The New York Times had an important article back in April, entitled “As Cognition Slips, Financial Skills Are Often the First to Go.” It deals primarily with folks 80 and up, who are no longer making sound financial decisions.
It struck a chord with us. In the late 1970s, a family member in his 80s decided to take a flyer on Sears and Roebuck shares, for no other reason than that he had always liked the company. Share prices plunged shortly afterward, and he fretted over his purchase until the end of his life. Of course, he had no business dabbling in the market at his age, when he should have been preserving assets for his wife, in case she survived him, or for some emergency need.
We once knew a widow, call her Sally, who used all of her late husband’s insurance benefits to purchase a complicated financial instrument called a “flexible premium deferred annuity contract.” She was attracted by the idea of a lifetime income stream — although an independent financial adviser would likely have recommended a simple single payment immediate annuity for this purpose. Sally never told anyone about her purchase, until it was done. Then, she sort of bragged about it.

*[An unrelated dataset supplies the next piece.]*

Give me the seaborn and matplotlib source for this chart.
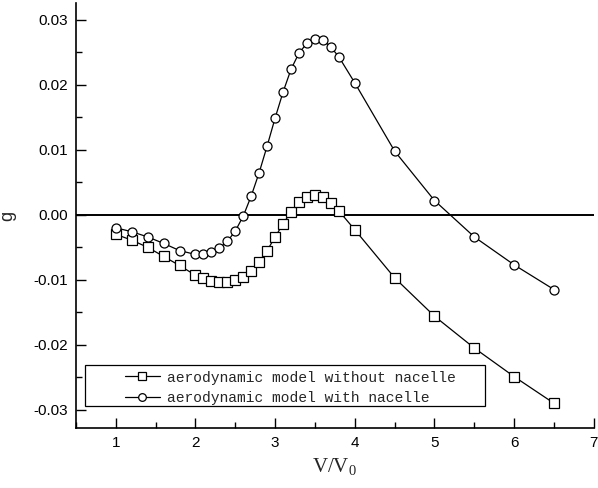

Unfortunately, Sally had never faced the seriousness of her COPD, even though she was already having difficulty with some of the activities of daily living. In fact, her life expectancy was quite limited.
It wasn’t long before she fell and had to go into assisted living — only to discover that she couldn’t touch the funds in her annuity for the first year without paying a substantial penalty. She was barely able to eke out that year until, finally, she could take 10 percent of her funds without penalty. This was a great relief to her, but shortly after, she passed away. The lifetime income stream promise turned out to be irrelevant.
Sally’s financial anxieties at the end of life would have been far less if she had simply kept her money in a checking account.
A financial adviser interviewed for the Times article suggested that seniors assemble a “protective tribe” to help them make financial decisions. This is a particularly good idea as we approach the age of 80. A tribe of trusted friends and family could well keep us from making financial mistakes – and from the anxiety that follows such mistakes.